Generally speaking when we look at an artwork it is as a discrete unit. For sure there are the vast webs of connections (say, with culture, tradition, other instances in the same oeuvre, genre and so and so on) that mean no artwork is a cultural island. But in practical everyday terms we tend to talk about this or that work which is more or less strictly bounded: here is my opinion on Volver, say, or Mahler’s Third Symphony; here is my thinking about this or that aspect of Psycho. Leaving aside for a moment whether even this approach is sensible, things get extremely complicated with artworks that are part of a series, that come, as it were, in parts. A lot of television is like that and I spend a lot of time puzzling over what difference it makes to say that I’m working on, for example, The Sopranos rather than Goodfellas. An immediate difficulty is the vastness of the difference in creative input – many writers, directors for one, only few for the latter; then there is the sheer difference in scale in terms of running time.
Stanley Cavell considered such matters a long while ago in an essay called, ‘The Fact of Television’ (one that has had little impact on the field of television studies) where he thinks through some of the differences between assessing television and film:
To say that masterpieces among movies reveal the medium of film is to say that this revelation is the business of individual works, and that these works have the status analogous to traditional works of art: they last beyond their immediate occasions; their rewards bear up under repeated viewings; they lend themselves to the same pitch of critical scrutiny as do any of the works we care about most seriously. This seems not to be true of individual works of television. What is memorable, treasurable, criticisable, is not primarily the individual work, but the program, the format, not this or that day of “I Love Lucy,” but the program as such. (Themes Out of School, 239)

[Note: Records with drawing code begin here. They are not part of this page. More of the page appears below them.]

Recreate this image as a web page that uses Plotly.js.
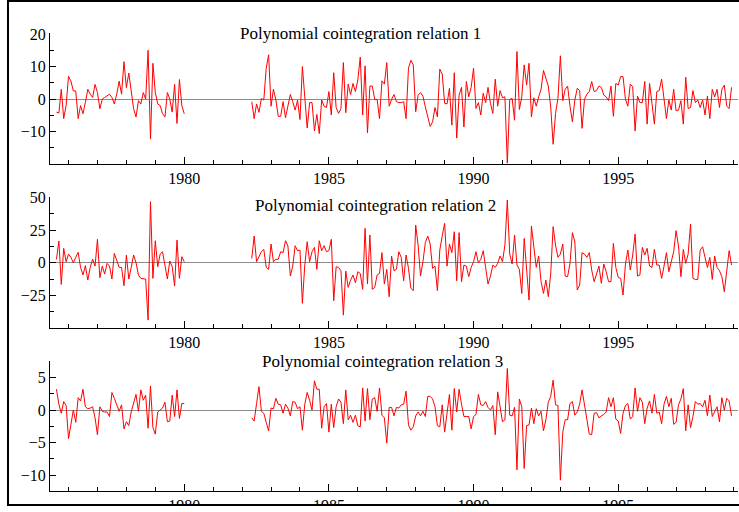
<!DOCTYPE html>
<html>
<head>
<meta charset="utf-8">
<script src="https://cdn.plot.ly/plotly-3.0.1.min.js"></script>
<style>
  html, body { margin: 0; padding: 0; background: #fff; }
  #wrap { position: absolute; left: 0; top: 0; width: 739px; height: 505px; overflow: hidden; }
  #chart { width: 739px; height: 512px; }
  #frame { position: absolute; left: 7px; top: 0px; width: 760px; height: 506px; box-sizing: border-box; border: 2px solid #000; pointer-events: none; }
</style>
</head>
<body>
<div id="wrap"><div id="chart"></div></div>
<div id="frame"></div>
<script>
// Monthly series: segment 1 starts Aug 1975, segment 2 starts May 1982
const seg1Start = [1975, 8];
const seg2Start = [1982, 5];

const titles = ["Polynomial cointegration relation 1", "Polynomial cointegration relation 2", "Polynomial cointegration relation 3"];
const xTickVals = [1980, 1985, 1990, 1995];

const rel1Seg1 = [-4,-4.3,3,-6,-2,7,5.5,2.5,2.5,-6,
  -2,-4.5,-1,3,1.5,0.5,4.5,2,-3,0,
  0.5,1,1.5,0.5,-1.5,1.5,5.5,1.5,11.5,3.5,
  8,2.5,-3,-5.5,-0.5,-1.5,2,0,15,-12.3,
  11,2,-1.5,-2,-4.5,-5.5,2,0,-4,4.5,
  -7.5,6,-2,-4.5];
const rel1Seg2 = [-0.8,-6.0,-1.5,-4.1,0.2,-0.3,9.5,13.6,-2.2,3.0,
  -0.3,-5.3,-5.3,-0.8,-5.7,-2.2,1.4,-0.8,-3.4,-0.3,
  -6.3,10.0,-0.8,-8.9,-1.1,-1.1,-9.8,-4.7,-10.6,-0.3,
  -2.2,-2.6,2.3,-4.9,8.1,-2.6,-4.4,-2.9,11.2,-4.2,
  4.6,1.4,4.8,2.3,5.9,12.9,-4.9,10.2,-10.4,4.0,
  4.0,-0.1,-0.1,-6.0,5.6,4.6,11.2,-2.2,-0.1,1.4,
  -0.8,-1.1,-1.1,-0.8,-6.0,9.5,11.9,10.5,-3.9,1.2,
  2.0,0.9,-2.4,-5.7,-8.4,-7.0,-2.6,-5.5,9.2,7.7,
  -1.3,-1.5,3.3,-8.0,8.1,-12.0,1.2,3.6,-8.6,5.4,
  0.7,3.6,9.5,-2.9,-1.1,-4.9,1.8,-1.1,3.6,-1.3,
  -4.4,6.1,-2.2,2.6,0.4,0.7,-19.7,-0.1,0.2,-6.5,
  14.6,-3.2,0.7,10.5,4.3,11.0,-5.5,0.4,-2.2,0.7,
  3.0,8.8,6.4,4.0,-2.4,-13.9,-4.4,0.2,13.3,-0.5,
  3.0,4.0,-2.2,-7.0,-0.3,3.3,2.6,-9.0,-0.1,1.5,
  2.3,5.4,2.3,2.6,4.0,3.6,1.2,0.7,-0.5,4.0,
  -5.3,4.8,4.3,6.9,6.9,-0.1,-2.2,4.6,3.8,-9.8,
  0.9,-1.1,-1.1,5.4,-7.7,4.8,-1.3,-7.7,2.3,2.6,
  6.1,-0.1,-6.0,-0.3,-3.4,3.0,-3.6,-3.4,-0.5,-7.7,
  6.7,-2.9,-2.6,2.6,-1.1,-0.3,-2.6,-0.3,-4.9,0.9,
  -6.0,3.0,0.7,3.0,-2.6,3.0,4.3,-2.2,-2.9,3.6];

const rel2Seg1 = [2.5,16.6,-16.6,11,0.8,6.6,4.1,0,4.1,7.9,
  -3.6,-9.4,-2.3,-13.3,-3.6,2.8,-2.6,17.9,-11.5,-2.6,
  -8.7,-0.5,-2.6,-12.5,7.1,0.8,-3.6,-3.6,-17.6,5.9,
  -12.5,-3.6,5.9,0,-9.4,-12.0,-12.5,-12.5,-43.9,46.7,
  -12.0,16.8,-3.1,6.6,8.4,-1.8,-12.5,1.3,-3.1,-17.9,
  17.3,-12.0,4.6,0.8];
const rel2Seg2 = [3.3,20.4,0.8,5.1,8.4,10.2,-3.6,-5.1,14.3,0.8,
  2.6,2.6,8.4,7.7,16.8,12.8,-10.2,-2.6,13.0,9.2,
  9.7,-31.1,-1.8,16.1,0.8,8.4,11.7,-5.1,16.8,9.2,
  13.0,8.4,9.2,17.9,-29.1,-3.1,-3.6,-6.1,-40.1,-6.4,
  -18.9,-13.3,-9.4,-15.3,-6.9,-8.2,-20.4,26.3,-16.3,21.2,
  -20.4,-18.9,-9.4,-8.2,7.7,-16.3,-5.1,-26.0,5.1,-6.1,
  -5.1,8.4,4.1,-13.8,5.9,-4.3,-19.6,-21.4,28.8,13.5,
  -10.2,0.8,15.3,20.4,14.3,-4.3,-2.6,-21.4,9.7,20.4,
  30.1,-2.6,14.3,7.7,23.7,-13.8,23.0,-14.5,-1.8,-2.6,
  -10.7,-3.6,0.8,8.4,0,2.6,9.2,-3.6,-16.3,-10.2,
  -1.8,-3.6,-0.5,5.1,0.8,13.5,48.0,6.6,-1.0,21.2,
  -1.8,-5.1,-23.5,18.6,-1.8,-28.6,28.1,9.7,-3.6,5.1,
  -14.5,-23.5,-13.3,-26.0,-8.7,27.6,13.5,4.1,6.6,14.3,
  -10.2,-10.7,-0.5,23.0,16.1,-20.9,-17.1,7.7,6.6,4.1,
  7.7,-5.6,-14.5,-8.7,-2.6,-15.8,-1.0,-6.9,-14.5,-14.5,
  14.8,-3.6,-11.2,-12.0,-24.7,-1.0,9.7,-5.6,5.9,21.9,
  -10.2,-9.4,11.7,5.9,11.0,-2.6,-3.6,10.2,-1.8,-1.8,
  -12.0,-2.6,7.7,-6.9,1.5,8.4,24.5,12.8,-10.7,10.2,
  -0.5,6.6,29.6,-12.0,-12.8,-12.8,9.7,12.2,4.1,-3.6,
  4.1,-12.8,5.1,-3.6,-6.1,-10.7,-22.2,-6.9,9.2,-1.8];

const rel3Seg1 = [3.2,0.9,-0.5,1.3,0.7,-4.4,-2.2,0,-1.9,1.9,
  1.4,3.2,0.5,0.2,0.3,0.5,-1.2,-3.8,0.5,-0.2,
  -0.3,-0.3,-1.0,2.7,1.8,0.9,-0.2,0.8,-2.9,-1.8,
  -2.4,-0.3,1.0,2.4,-0.2,3.1,1.5,2.3,-2.8,3.7,
  -2.7,-3.7,-0.3,0,0.3,1.2,-1.8,-1.7,2.3,-1.0,
  3.1,-1.3,1.0,1.0];
const rel3Seg2 = [-1.2,-1.7,1.0,3.6,-0.2,-0.5,-1.9,-3.2,0.3,0.2,
  1.8,0.9,0.8,-0.5,0.9,0.3,-0.9,1.3,1.2,0.2,
  0.5,-3.1,0.9,2.7,1.5,0,4.5,3.2,3.2,-2.8,
  0.5,1.0,-3.4,0.9,-2.7,0.5,1.7,1.2,-2.1,3.1,
  -1.5,-0.8,-1.9,-0.8,-2.4,-2.6,3.4,-1.7,3.3,-1.5,
  1.7,1.9,-0.2,3.4,-0.8,-1.2,-5.1,0.4,0.4,-0.9,
  0.4,0.3,0.8,0.9,2.9,-2.3,-3.1,-2.6,-0.9,-0.3,
  -0.9,-0.2,-1.0,2.1,2.1,1.7,0.5,-2.4,-2.6,0.8,
  -3.4,-0.8,2.4,-3.1,3.3,-0.3,3.2,0.9,-1.0,-1.0,
  -1.0,-2.9,-1.0,-0.7,2.4,0.8,0.7,1.3,0.4,0,
  0.7,-3.8,2.8,0.5,-1.8,-1.5,6.4,-0.8,-0.9,0.4,
  -9.2,1.7,0.5,-9.0,-2.4,-2.3,0.3,-2.1,0.2,-0.9,
  -0.2,-3.2,-1.5,1.2,2.1,4.6,0.8,0.7,-10.8,-3.4,
  -1.5,-1.5,1.0,1.3,-0.8,-0.3,0.9,3.1,0.8,-1.5,
  -3.7,-3.8,-0.5,-0.4,-1.2,-0.9,-0.7,-0.3,1.9,0.5,
  1.9,-1.4,-1.7,-3.6,-0.5,0.7,1.0,-1.4,-1.0,3.4,
  -0.2,1.9,1.2,-2.1,0.3,1.4,-0.5,2.4,-0.5,-0.3,
  -2.1,0.9,2.1,0.5,1.8,-2.2,-1.9,0.8,1.7,3.3,
  -3.2,0.8,-2.7,-1.0,1.3,0.9,1.0,0.5,1.5,-0.9,
  2.3,-1.0,-0.2,0.5,-1.8,1.9,0,1.8,1.4,-0.9];

function monthly(start, n) {
  const out = [];
  for (let i = 0; i < n; i++) out.push(start[0] + (start[1] - 1 + i) / 12);
  return out;
}
function joinSeries(a, b) {
  const xa = monthly(seg1Start, a.length), xb = monthly(seg2Start, b.length);
  return { x: xa.concat([1981]).concat(xb), y: a.concat([null]).concat(b) };
}

const series = [joinSeries(rel1Seg1, rel1Seg2), joinSeries(rel2Seg1, rel2Seg2), joinSeries(rel3Seg1, rel3Seg2)];

const traces = series.map((s, i) => ({
  x: s.x, y: s.y, type: 'scatter', mode: 'lines',
  line: { color: '#ff0000', width: 1 },
  connectgaps: false,
  xaxis: i === 0 ? 'x' : 'x' + (i + 1),
  yaxis: i === 0 ? 'y' : 'y' + (i + 1),
  hoverinfo: 'skip', showlegend: false
}));

const tickFont = { family: 'Liberation Serif, Times New Roman, serif', size: 16, color: '#000' };
function xAx(anchor) {
  return {
    anchor: anchor, range: [1975.36, 1999.14], showgrid: false, zeroline: false,
    showline: true, linecolor: '#000', linewidth: 1,
    ticks: 'inside', ticklen: 7, tickcolor: '#000', tickwidth: 1,
    tickvals: xTickVals, ticktext: xTickVals.map(String), tickfont: tickFont,
    minor: { dtick: 1, tick0: 1975, ticks: 'inside', ticklen: 4, tickcolor: '#000', showgrid: false }
  };
}
function yAx(anchor, domain, range, dtick, mdtick) {
  return {
    anchor: anchor, domain: domain, range: range, showgrid: false,
    zeroline: true, zerolinecolor: '#8c8c8c', zerolinewidth: 1,
    showline: true, linecolor: '#000', linewidth: 1,
    ticks: 'inside', ticklen: 6, tickcolor: '#000', tickwidth: 1,
    dtick: dtick, tick0: 0, tickfont: tickFont,
    minor: { dtick: mdtick, ticks: 'inside', ticklen: 4, tickcolor: '#000', showgrid: false }
  };
}

const titleFont = { family: 'Liberation Serif, Times New Roman, serif', size: 17, color: '#000' };
const titlePos = [[0.4513, 1.0], [0.4724, 0.6223], [0.4836, 0.2817]];

const layout = {
  width: 739, height: 512,
  margin: { l: 50, r: 1, t: 33, b: 21, pad: 0 },
  paper_bgcolor: '#fff', plot_bgcolor: '#fff',
  showlegend: false,
  xaxis: xAx('y'), xaxis2: xAx('y2'), xaxis3: xAx('y3'),
  yaxis: yAx('x', [0.714, 1.0], [-19.95, 20.3], 10, 5),
  yaxis2: yAx('x2', [0.3566, 0.6426], [-49.7, 50.5], 25, 12.5),
  yaxis3: yAx('x3', [0, 0.2838], [-12.46, 7.54], 5, 2.5),
  annotations: titles.map((t, i) => ({
    text: t, xref: 'paper', yref: 'paper', x: titlePos[i][0], y: titlePos[i][1],
    xanchor: 'center', yanchor: 'middle', showarrow: false, font: titleFont
  }))
};

Plotly.newPlot('chart', traces, layout, { staticPlot: true, displayModeBar: false });
</script>
</body>
</html>
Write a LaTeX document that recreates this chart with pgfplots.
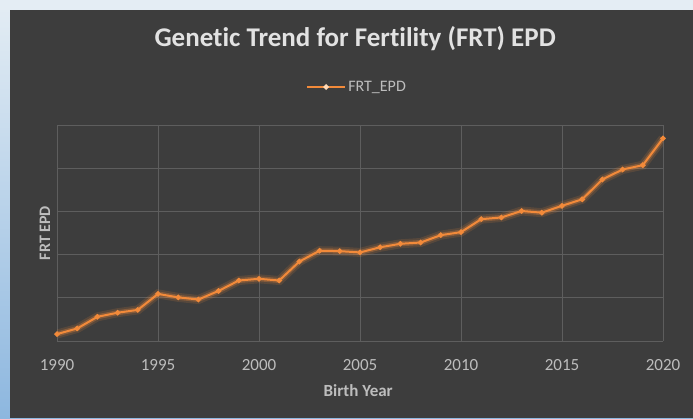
\documentclass[border=0pt]{standalone}
\usepackage{pgfplots}
\pgfplotsset{compat=1.18}
\usepackage{pgfplotstable}
\usepackage{fontspec}
\setmainfont{Carlito}[Ligatures=NoCommon]
\definecolor{bgdark}{HTML}{3D3D3D}
\definecolor{gridc}{HTML}{5E5E5E}
\definecolor{tickc}{HTML}{BDBDBD}
\definecolor{titlec}{HTML}{E2E2E2}
\definecolor{lineor}{HTML}{F28A3A}
\definecolor{markc}{HTML}{FFD9B5}
\definecolor{skyA}{HTML}{E4EDF4}
\definecolor{skyB}{HTML}{8DB7DF}
\pgfplotstableread{
year val
1990 0.16
1991 0.29
1992 0.56
1993 0.655
1994 0.72
1995 1.09
1996 1.01
1997 0.96
1998 1.16
1999 1.40
2000 1.44
2001 1.40
2002 1.84
2003 2.09
2004 2.08
2005 2.05
2006 2.17
2007 2.25
2008 2.28
2009 2.45
2010 2.52
2011 2.82
2012 2.86
2013 3.01
2014 2.97
2015 3.13
2016 3.28
2017 3.74
2018 3.97
2019 4.07
2020 4.69
}\frtdata
\begin{document}
\begin{tikzpicture}
\useasboundingbox (0pt,0pt) rectangle (693pt,418pt);
\shade[top color=skyA, bottom color=skyB] (0pt,0pt) rectangle (693pt,418pt);
\fill[skyA] (0pt,408pt) rectangle (693pt,418pt);
\fill[bgdark] (10pt,0pt) rectangle (693pt,408pt);
\begin{axis}[
  at={(57pt,77pt)}, anchor=south west,
  scale only axis, width=606pt, height=216pt,
  xmin=1990, xmax=2020, ymin=0, ymax=5,
  xtick={1990,1995,...,2020}, ytick={0,1,...,5}, yticklabels={},
  xticklabel style={/pgf/number format/1000 sep={}, font=\fontsize{17}{20}\selectfont, text=tickc},
  x tick label style={yshift=-15pt},
  major tick length=0pt,
  grid=major, grid style={gridc, line width=1pt},
  axis line style={draw=none},
  /pgf/number format/assume math mode=true,
  title={Genetic Trend for Fertility (FRT) EPD},
  title style={at={(axis description cs:0.492,1.37)}, anchor=center, font=\bfseries\fontsize{27}{31}\selectfont, text=titlec},
  xlabel={Birth Year},
  xlabel style={at={(axis description cs:0.497,-0.231)}, anchor=center, font=\bfseries\fontsize{17}{20}\selectfont, text=tickc},
  ylabel={FRT EPD},
  ylabel style={at={(axis description cs:-0.02,0.5)}, anchor=center, rotate=0, font=\bfseries\fontsize{16}{19}\selectfont, text=tickc},
  legend style={at={(axis description cs:0.495,1.176)}, anchor=center, draw=none, fill=none, text=tickc, font=\fontsize{16}{19}\selectfont, legend columns=1, inner sep=0pt},
  legend cell align=left,
  legend image code/.code={\draw[lineor, line width=2.2pt] (0pt,0pt) -- (38pt,0pt); \fill[markc] (19pt,0pt) circle (1.6pt);},
]
\addplot[lineor, line width=9pt, opacity=0.15, forget plot] table[x=year,y=val]{\frtdata};
\addplot[lineor, line width=5pt, opacity=0.3, forget plot] table[x=year,y=val]{\frtdata};
\addplot[lineor, line width=2pt, mark=*, mark size=1.6pt, mark options={fill=markc, draw=none}] table[x=year,y=val]{\frtdata};
\addlegendentry{FRT\_EPD}
\end{axis}
\end{tikzpicture}
\end{document}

Now I know a number of readers are immediately thinking about episodes and editions of television shows that they could draw on to refute Cavell. (I immediately think of Darin Morgan’s X-Files episode ‘Clyde Bruckman’s Final Repose’, but as if there weren’t enough problems in terms of critical approach I’ve granted creative ownership to the writer rather than director, producer or the actors.) And there are ‘individual works’ that remain outstanding such as Stephen Poliakoff’s 1980 TV ‘play’ Caught on a Train. But, if the consequences of thinking of television as art is at least vaguely problematic in the way Cavell suggests, thinking about videogames in such terms adds a further puzzling dimension.
Earlier this month the games company Valve released the second episode of its Half-Life 2 series. That is, the second episode of a game that was already a sequel to the 1998 first person shooter Half-Life. The idea of calling the extension of a gameworld’s narrative scope an ‘episode’ is something quite new – most of the time such extensions are designated ‘expansions’ because what they do is expand the narrative and gameplay of already familiar gameworlds. Valve’s decision to badge their expansions as episodes (which began with the release of Half-Life 2: Episode 1 last year) is a signal that the narrative promise of their games – the plot, revelations about character, etc. – is sufficiently attractive to warrant a designation that evokes the developing narratives of the serial form. It also allows each episode to incorporate technical improvements (such as enhancements to game design and graphics) that keep pace with the ever expanding processing power of consoles and personal computers. It remains to be seen whether Valve’s approach will be adopted by others, but in the meantime this is one of the issues that I hope will stimulate further debate on this site.